For his part, Lt. Gov Pinnell told The Black Wall Street Times he believes revitalizing Tullahassee and other historically all-Black towns can be achieved partly through tourism.

“Tourism is the front door to economic development,” Pinnell said. “So if we can develop an all-Black town tourism trail, which we are currently working on in Oklahoma, and get more people visiting these all-Black towns, I’m very optimistic that that will lead to economic development in those communities.”

Pinnell said he wants to help foster job creation in these communities as well. He said it ultimately starts with raising awareness about the existence and history of communities like Tullahassee.

“If a tourist comes to Tulsa to visit Black Wall Street we should have a brochure telling them about the other Black towns we have in Oklahoma. If they have enough interest to go to Black Wall Street, they’ll go to Tullahassee if we tell them about it. Most people in Oklahoma have not been told that history, and we need to teach it again.” Pinnell told TheBWSTimes.

Oklahoma’s motto translates to “labor conquers all.” Lt. Gov. Pinnell said towns like Tullahassee, whose residents created a community barely a generation removed from enslavement, embody what Oklahoma is all about.

“The history there and the grit and determination of the leaders and mayors that are currently running those towns, we just want to come alongside and help. We want to foster economic development but we want to be listening to them first,” Pinnell added.

As a member of the commission, he said he’s already been working to strengthen connections and resources for Tullahassee and other communities. 
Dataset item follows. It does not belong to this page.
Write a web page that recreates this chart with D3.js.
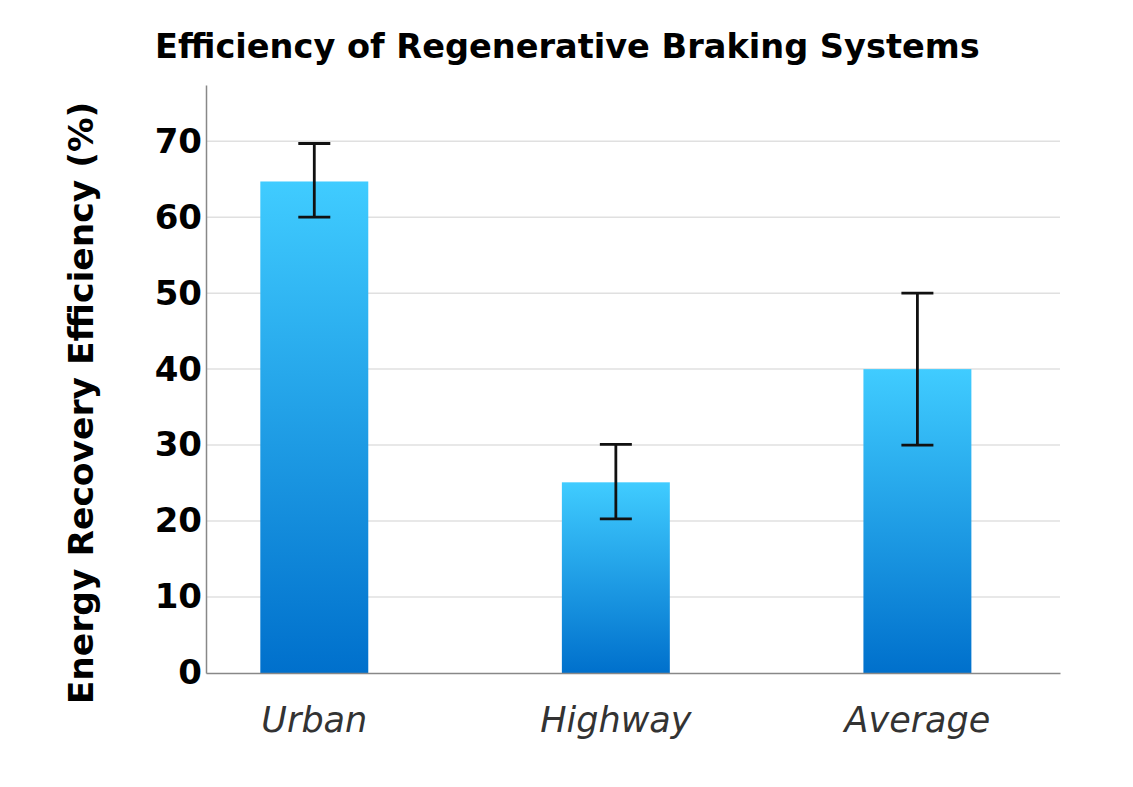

“I’m making sure that the Department of Commerce is actively involved in these Black towns,” he said.

The Future of Tullahassee

What started as a quest for a location for her soon-to-be Black Boarding School, Kingdom Come International, has morphed into a journey to create a safe haven for Black people across the diaspora. Davis said Tullahassee is a unique member of the MORE coalition because the historically all-Black town isn’t out to right wrongs. Instead, it seeks to create a safe haven.

“We wanted to recreate it as a place for Black families to live and thrive. So, it is timely and also very unique for us to be part of this coalition and for us to lead coalitions for what it looks like for families to be safe,” Davis said.

When asked what she expects for Tullahassee in five years, Davis couldn’t give details on what reparations would look like or where the funding would come from. The commission will sort out those details.

 “Five years from now I literally have no idea what to expect because four or five months ago we weren’t even here.”

But she confirmed that the first task on the agenda will be to fully restore the town’s historic A.J. Mason Building as a cultural museum and welcome center. The commission will hold its first closed-door meeting in Tulsa in mid-October, according to Davis.

Excited for the future, Davis highlighted the fact that mere months after the state’s governor banned the teaching of Critical Race Theory in schools, Tullahassee has enlisted the Lt. Gov. to join its advisory commission on reparations and equity.

“We’re doing some work here. We’re doing some powerful work.”